- **The problem**
Can you transcribe the data exactly? Leave the pictures out.

▬▬▬▬▬▬▬▬▬▬

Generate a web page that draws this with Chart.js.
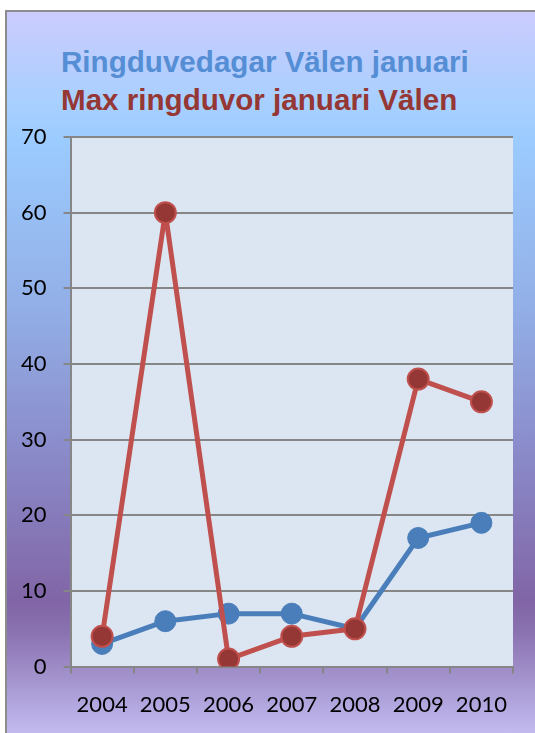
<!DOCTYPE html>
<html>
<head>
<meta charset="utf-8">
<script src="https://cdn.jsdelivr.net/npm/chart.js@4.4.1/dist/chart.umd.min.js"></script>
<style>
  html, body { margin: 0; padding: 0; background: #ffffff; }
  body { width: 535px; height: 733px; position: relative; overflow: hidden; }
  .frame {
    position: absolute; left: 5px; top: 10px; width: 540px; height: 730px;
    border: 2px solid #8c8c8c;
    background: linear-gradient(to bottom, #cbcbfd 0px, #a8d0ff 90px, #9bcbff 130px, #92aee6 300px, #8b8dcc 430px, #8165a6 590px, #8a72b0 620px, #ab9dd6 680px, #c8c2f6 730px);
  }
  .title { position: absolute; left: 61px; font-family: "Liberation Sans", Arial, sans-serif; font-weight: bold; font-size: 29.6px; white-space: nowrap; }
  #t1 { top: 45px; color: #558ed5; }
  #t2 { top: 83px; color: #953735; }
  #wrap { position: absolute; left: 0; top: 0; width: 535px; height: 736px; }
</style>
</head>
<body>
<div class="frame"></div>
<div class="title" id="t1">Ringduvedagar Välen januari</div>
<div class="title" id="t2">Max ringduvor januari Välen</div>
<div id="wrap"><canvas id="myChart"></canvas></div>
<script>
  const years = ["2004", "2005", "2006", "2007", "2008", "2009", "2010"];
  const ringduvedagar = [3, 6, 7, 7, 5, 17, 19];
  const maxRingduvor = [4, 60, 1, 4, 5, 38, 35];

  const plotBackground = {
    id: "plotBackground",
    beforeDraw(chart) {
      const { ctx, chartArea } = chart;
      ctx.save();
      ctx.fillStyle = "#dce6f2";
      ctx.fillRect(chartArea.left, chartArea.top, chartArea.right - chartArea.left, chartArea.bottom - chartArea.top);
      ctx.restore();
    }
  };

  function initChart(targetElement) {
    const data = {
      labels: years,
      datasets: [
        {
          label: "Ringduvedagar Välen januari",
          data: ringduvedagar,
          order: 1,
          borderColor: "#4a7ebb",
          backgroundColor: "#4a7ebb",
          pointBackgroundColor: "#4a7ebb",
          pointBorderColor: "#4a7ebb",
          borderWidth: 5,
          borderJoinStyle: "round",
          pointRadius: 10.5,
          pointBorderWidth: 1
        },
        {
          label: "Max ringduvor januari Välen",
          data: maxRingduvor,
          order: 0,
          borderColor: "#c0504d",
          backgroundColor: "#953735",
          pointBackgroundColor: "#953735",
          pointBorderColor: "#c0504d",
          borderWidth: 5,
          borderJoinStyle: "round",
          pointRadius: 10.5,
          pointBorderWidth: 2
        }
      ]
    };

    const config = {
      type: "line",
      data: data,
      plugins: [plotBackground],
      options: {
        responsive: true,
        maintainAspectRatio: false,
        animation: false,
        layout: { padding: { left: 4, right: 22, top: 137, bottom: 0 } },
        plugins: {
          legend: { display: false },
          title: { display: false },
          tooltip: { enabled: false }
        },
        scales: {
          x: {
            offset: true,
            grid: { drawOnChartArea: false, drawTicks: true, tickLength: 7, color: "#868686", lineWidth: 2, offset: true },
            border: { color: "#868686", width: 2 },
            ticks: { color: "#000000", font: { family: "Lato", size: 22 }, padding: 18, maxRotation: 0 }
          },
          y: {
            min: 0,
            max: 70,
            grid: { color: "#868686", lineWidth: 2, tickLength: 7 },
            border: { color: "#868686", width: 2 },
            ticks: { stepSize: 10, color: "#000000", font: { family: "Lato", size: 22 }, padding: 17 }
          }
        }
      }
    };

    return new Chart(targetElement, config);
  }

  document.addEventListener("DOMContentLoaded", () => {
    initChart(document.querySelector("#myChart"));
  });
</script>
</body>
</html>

▬▬▬▬▬▬▬▬▬▬

- **Answer to the problem**
Generate a web page that draws this with Chart.js.
<!DOCTYPE html>
<html>
<head>
<meta charset="utf-8">
<script src="https://cdn.jsdelivr.net/npm/chart.js@4.4.1/dist/chart.umd.min.js"></script>
<style>
  html, body { margin: 0; padding: 0; background: #ffffff; }
  body { width: 535px; height: 733px; position: relative; overflow: hidden; }
  .frame {
    position: absolute; left: 5px; top: 10px; width: 540px; height: 730px;
    border: 2px solid #8c8c8c;
    background: linear-gradient(to bottom, #cbcbfd 0px, #a8d0ff 90px, #9bcbff 130px, #92aee6 300px, #8b8dcc 430px, #8165a6 590px, #8a72b0 620px, #ab9dd6 680px, #c8c2f6 730px);
  }
  .title { position: absolute; left: 61px; font-family: "Liberation Sans", Arial, sans-serif; font-weight: bold; font-size: 29.6px; white-space: nowrap; }
  #t1 { top: 45px; color: #558ed5; }
  #t2 { top: 83px; color: #953735; }
  #wrap { position: absolute; left: 0; top: 0; width: 535px; height: 736px; }
</style>
</head>
<body>
<div class="frame"></div>
<div class="title" id="t1">Ringduvedagar Välen januari</div>
<div class="title" id="t2">Max ringduvor januari Välen</div>
<div id="wrap"><canvas id="myChart"></canvas></div>
<script>
  const years = ["2004", "2005", "2006", "2007", "2008", "2009", "2010"];
  const ringduvedagar = [3, 6, 7, 7, 5, 17, 19];
  const maxRingduvor = [4, 60, 1, 4, 5, 38, 35];

  const plotBackground = {
    id: "plotBackground",
    beforeDraw(chart) {
      const { ctx, chartArea } = chart;
      ctx.save();
      ctx.fillStyle = "#dce6f2";
      ctx.fillRect(chartArea.left, chartArea.top, chartArea.right - chartArea.left, chartArea.bottom - chartArea.top);
      ctx.restore();
    }
  };

  function initChart(targetElement) {
    const data = {
      labels: years,
      datasets: [
        {
          label: "Ringduvedagar Välen januari",
          data: ringduvedagar,
          order: 1,
          borderColor: "#4a7ebb",
          backgroundColor: "#4a7ebb",
          pointBackgroundColor: "#4a7ebb",
          pointBorderColor: "#4a7ebb",
          borderWidth: 5,
          borderJoinStyle: "round",
          pointRadius: 10.5,
          pointBorderWidth: 1
        },
        {
          label: "Max ringduvor januari Välen",
          data: maxRingduvor,
          order: 0,
          borderColor: "#c0504d",
          backgroundColor: "#953735",
          pointBackgroundColor: "#953735",
          pointBorderColor: "#c0504d",
          borderWidth: 5,
          borderJoinStyle: "round",
          pointRadius: 10.5,
          pointBorderWidth: 2
        }
      ]
    };

    const config = {
      type: "line",
      data: data,
      plugins: [plotBackground],
      options: {
        responsive: true,
        maintainAspectRatio: false,
        animation: false,
        layout: { padding: { left: 4, right: 22, top: 137, bottom: 0 } },
        plugins: {
          legend: { display: false },
          title: { display: false },
          tooltip: { enabled: false }
        },
        scales: {
          x: {
            offset: true,
            grid: { drawOnChartArea: false, drawTicks: true, tickLength: 7, color: "#868686", lineWidth: 2, offset: true },
            border: { color: "#868686", width: 2 },
            ticks: { color: "#000000", font: { family: "Lato", size: 22 }, padding: 18, maxRotation: 0 }
          },
          y: {
            min: 0,
            max: 70,
            grid: { color: "#868686", lineWidth: 2, tickLength: 7 },
            border: { color: "#868686", width: 2 },
            ticks: { stepSize: 10, color: "#000000", font: { family: "Lato", size: 22 }, padding: 17 }
          }
        }
      }
    };

    return new Chart(targetElement, config);
  }

  document.addEventListener("DOMContentLoaded", () => {
    initChart(document.querySelector("#myChart"));
  });
</script>
</body>
</html>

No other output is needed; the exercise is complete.